== What is required ==
Give all the lines below again, exactly, with no pictures.

== Information supplied ==

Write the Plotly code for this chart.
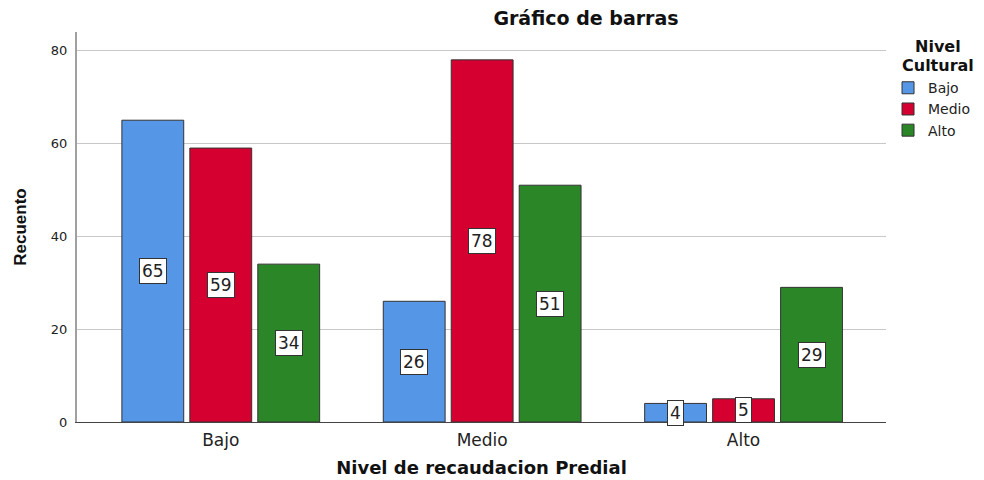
import plotly.graph_objects as go

categories = ["Bajo", "Medio", "Alto"]
series_names = ["Bajo", "Medio", "Alto"]
values_bajo = [65, 26, 4]
values_medio = [59, 78, 5]
values_alto = [34, 51, 29]
series_values = [values_bajo, values_medio, values_alto]
colors = ["#5596E6", "#D5002F", "#2B8628"]
legend_title_lines = ["Nivel", "Cultural"]

FONT = "DejaVu Sans, Verdana, sans-serif"
bargap = 0.22
n = len(series_names)
slot = (1 - bargap) / n

fig = go.Figure()
for j, (name, vals) in enumerate(zip(series_names, series_values)):
    fig.add_trace(go.Bar(
        x=list(range(len(categories))), y=vals, name=name,
        marker=dict(color=colors[j], line=dict(color="#333333", width=1)),
    ))
    for i, v in enumerate(vals):
        fig.add_annotation(
            x=i + (j - (n - 1) / 2) * slot, y=v / 2, xref="x", yref="y",
            text=str(v), showarrow=False,
            font=dict(family=FONT, size=17, color="#222"),
            bgcolor="white", bordercolor="#333333", borderwidth=1, borderpad=2,
        )

# legend title drawn as two text lines (tighter spacing than the legend title allows)
for k, line in enumerate(legend_title_lines):
    fig.add_annotation(
        x=1.0645, y=0.962 - k * 0.047, xref="paper", yref="paper",
        xanchor="center", yanchor="middle", showarrow=False,
        text=f"<b>{line}</b>", font=dict(family=FONT, size=16, color="#111"),
    )

# page body adds an 8px offset; figure is sized to fit the window
W, H, OFF = 976, 472, 8
fig.update_layout(
    width=W, height=H,
    margin=dict(l=77 - OFF, r=98, t=32 - OFF, b=58, autoexpand=False),
    paper_bgcolor="white", plot_bgcolor="white",
    barmode="group", bargap=bargap, bargroupgap=0.09,
    font=dict(family=FONT, color="#222"),
    title=dict(text="<b>Gráfico de barras</b>", x=(586 - OFF) / W, xanchor="center",
               y=1 - (18 - OFF) / H, yanchor="middle", font=dict(size=19, color="#111")),
    xaxis=dict(
        tickmode="array", tickvals=list(range(len(categories))), ticktext=categories,
        range=[-0.55, 2.545], showgrid=False, zeroline=False,
        showline=True, linecolor="#444", linewidth=1,
        ticks="outside", ticklen=3, tickcolor="rgba(0,0,0,0)",
        tickfont=dict(size=17, color="#222"),
        title=dict(text="<b>Nivel de recaudacion Predial</b>", font=dict(size=18, color="#111"), standoff=11),
    ),
    yaxis=dict(
        range=[0, 84], tickvals=[0, 20, 40, 60, 80], showgrid=True, gridcolor="#c8c8c8",
        zeroline=False, showline=True, linecolor="#a0a0a0", linewidth=2,
        ticks="outside", ticklen=5, tickcolor="rgba(0,0,0,0)",
        tickfont=dict(size=13, color="#222"),
        title=dict(text="<b>Recuento</b>", font=dict(size=17, color="#111", family="Liberation Sans, Arial"), standoff=20),
    ),
    legend=dict(
        x=1.0025, y=0.897, xanchor="left", yanchor="top",
        font=dict(size=14, color="#222"), itemwidth=30, tracegroupgap=0,
        bgcolor="rgba(0,0,0,0)",
    ),
)

fig.write_html("out.html")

== Written reply ==
Write the Plotly code for this chart.
import plotly.graph_objects as go

categories = ["Bajo", "Medio", "Alto"]
series_names = ["Bajo", "Medio", "Alto"]
values_bajo = [65, 26, 4]
values_medio = [59, 78, 5]
values_alto = [34, 51, 29]
series_values = [values_bajo, values_medio, values_alto]
colors = ["#5596E6", "#D5002F", "#2B8628"]
legend_title_lines = ["Nivel", "Cultural"]

FONT = "DejaVu Sans, Verdana, sans-serif"
bargap = 0.22
n = len(series_names)
slot = (1 - bargap) / n

fig = go.Figure()
for j, (name, vals) in enumerate(zip(series_names, series_values)):
    fig.add_trace(go.Bar(
        x=list(range(len(categories))), y=vals, name=name,
        marker=dict(color=colors[j], line=dict(color="#333333", width=1)),
    ))
    for i, v in enumerate(vals):
        fig.add_annotation(
            x=i + (j - (n - 1) / 2) * slot, y=v / 2, xref="x", yref="y",
            text=str(v), showarrow=False,
            font=dict(family=FONT, size=17, color="#222"),
            bgcolor="white", bordercolor="#333333", borderwidth=1, borderpad=2,
        )

# legend title drawn as two text lines (tighter spacing than the legend title allows)
for k, line in enumerate(legend_title_lines):
    fig.add_annotation(
        x=1.0645, y=0.962 - k * 0.047, xref="paper", yref="paper",
        xanchor="center", yanchor="middle", showarrow=False,
        text=f"<b>{line}</b>", font=dict(family=FONT, size=16, color="#111"),
    )

# page body adds an 8px offset; figure is sized to fit the window
W, H, OFF = 976, 472, 8
fig.update_layout(
    width=W, height=H,
    margin=dict(l=77 - OFF, r=98, t=32 - OFF, b=58, autoexpand=False),
    paper_bgcolor="white", plot_bgcolor="white",
    barmode="group", bargap=bargap, bargroupgap=0.09,
    font=dict(family=FONT, color="#222"),
    title=dict(text="<b>Gráfico de barras</b>", x=(586 - OFF) / W, xanchor="center",
               y=1 - (18 - OFF) / H, yanchor="middle", font=dict(size=19, color="#111")),
    xaxis=dict(
        tickmode="array", tickvals=list(range(len(categories))), ticktext=categories,
        range=[-0.55, 2.545], showgrid=False, zeroline=False,
        showline=True, linecolor="#444", linewidth=1,
        ticks="outside", ticklen=3, tickcolor="rgba(0,0,0,0)",
        tickfont=dict(size=17, color="#222"),
        title=dict(text="<b>Nivel de recaudacion Predial</b>", font=dict(size=18, color="#111"), standoff=11),
    ),
    yaxis=dict(
        range=[0, 84], tickvals=[0, 20, 40, 60, 80], showgrid=True, gridcolor="#c8c8c8",
        zeroline=False, showline=True, linecolor="#a0a0a0", linewidth=2,
        ticks="outside", ticklen=5, tickcolor="rgba(0,0,0,0)",
        tickfont=dict(size=13, color="#222"),
        title=dict(text="<b>Recuento</b>", font=dict(size=17, color="#111", family="Liberation Sans, Arial"), standoff=20),
    ),
    legend=dict(
        x=1.0025, y=0.897, xanchor="left", yanchor="top",
        font=dict(size=14, color="#222"), itemwidth=30, tracegroupgap=0,
        bgcolor="rgba(0,0,0,0)",
    ),
)

fig.write_html("out.html")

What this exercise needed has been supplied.